Mengetahui tentang kehidupan selanjutnya sungguh menghibur: bahwa kematian bukanlah akhir, melainkan awal yang baru; bahwa Tuhan menghidupkan kembali setiap orang di kerajaan-Nya yang kekal, dunia spiritual; bahwa Dia membangkitkan tubuh roh agar kita dapat melanjutkan hidup di sana. Ini sungguh merupakan kelanjutan hidup: kita tetap menjadi orang yang sama; kita bertemu dengan orang-orang yang kita kenal. Ini adalah gambaran yang indah, dan dapat memberikan penghiburan yang luar biasa.
Sesungguhnya, seluruh tujuan hidup kita di bumi ini adalah untuk mempersiapkan diri bagi dunia lain yaitu untuk kehidupan yang kekal. Kita perlu menyadari bahwa, sepenting apa pun hidup ini, itu bukanlah segalanya. Jadi, kita harus memandang segala sesuatu yang kita lakukan dalam terang kekekalan, bukan hanya cakrawala kita yang terbatas.

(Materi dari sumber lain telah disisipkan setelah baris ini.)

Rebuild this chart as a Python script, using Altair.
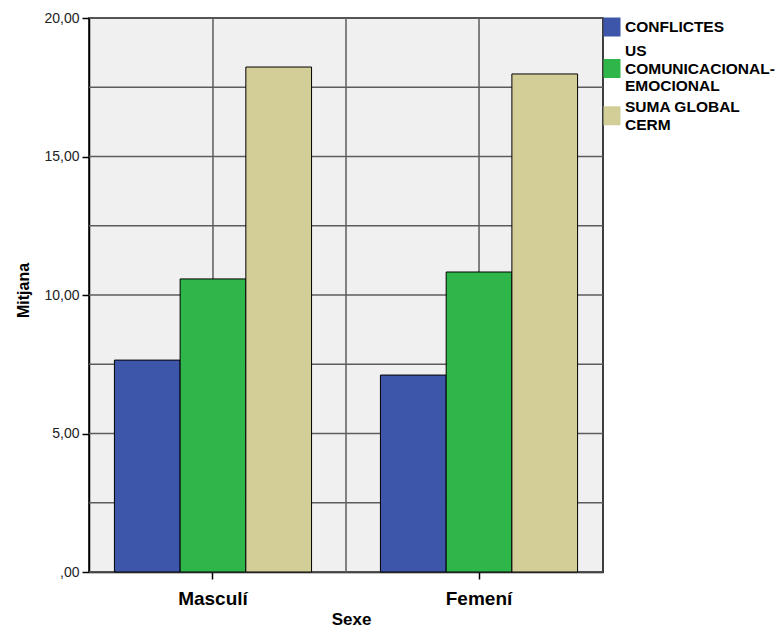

A.W. Tozer berkata, “Kasih Allah adalah kasih yang tak berubah.” Ini menekankan kekekalan dan keandalan kasih Allah bagi kita.
Meskipun kita enggan memikirkannya, hidup kita di bumi ini singkat. Apa yang telah kita perjuangkan dengan keras sepanjang hidup kita, akan diserahkan kepada orang lain yang mungkin hanya menyia-nyiakannya. Semuanya terasa sia-sia dan seperti mencoba menangkap angin. Makna hidup bukan di dunia ini, melainkan di dunia yang akan datang. Hidup bukan tentang kita, melainkan tentang Tuhan. Hidup mendapatkan makna sejatinya bukan dari kesuksesan, melainkan dari hubungan pribadi dengan Sang Pencipta.
Yang memberi alasan sejati untuk hidup adalah ketika kita menghormati Tuhan dan berusaha menyenangkan-Nya dengan segala cara. Semakin kita mengorbankan diri dan membiarkan Yesus benar-benar menjadi Tuhan kita, semakin kita menemukan makna hidup dan semakin bahagia kita dalam menjalaninya. Yesus, dalam mengajar murid-murid-Nya untuk berdoa, meminta agar kehendak Bapa terjadi di bumi seperti di surga. Mazmur kita menggambarkan hal itu dengan mengatakan bahwa mereka selalu melakukan perintah-Nya dan menaati firman-Nya. Inilah yang seharusnya menjadi sikap dan hidup kita. Di dunia yang seringkali mendorong kita mengejar kesuksesan, kekayaan, atau pengakuan, ayat ini dengan lembut mengingatkan kita bahwa semua itu bersifat sementara. Ayat ini mengajak kita untuk memprioritaskan hubungan kita dengan Tuhan. Memahami bahwa hidup ini singkat seharusnya memotivasi kita untuk hidup dengan tujuan. Amin.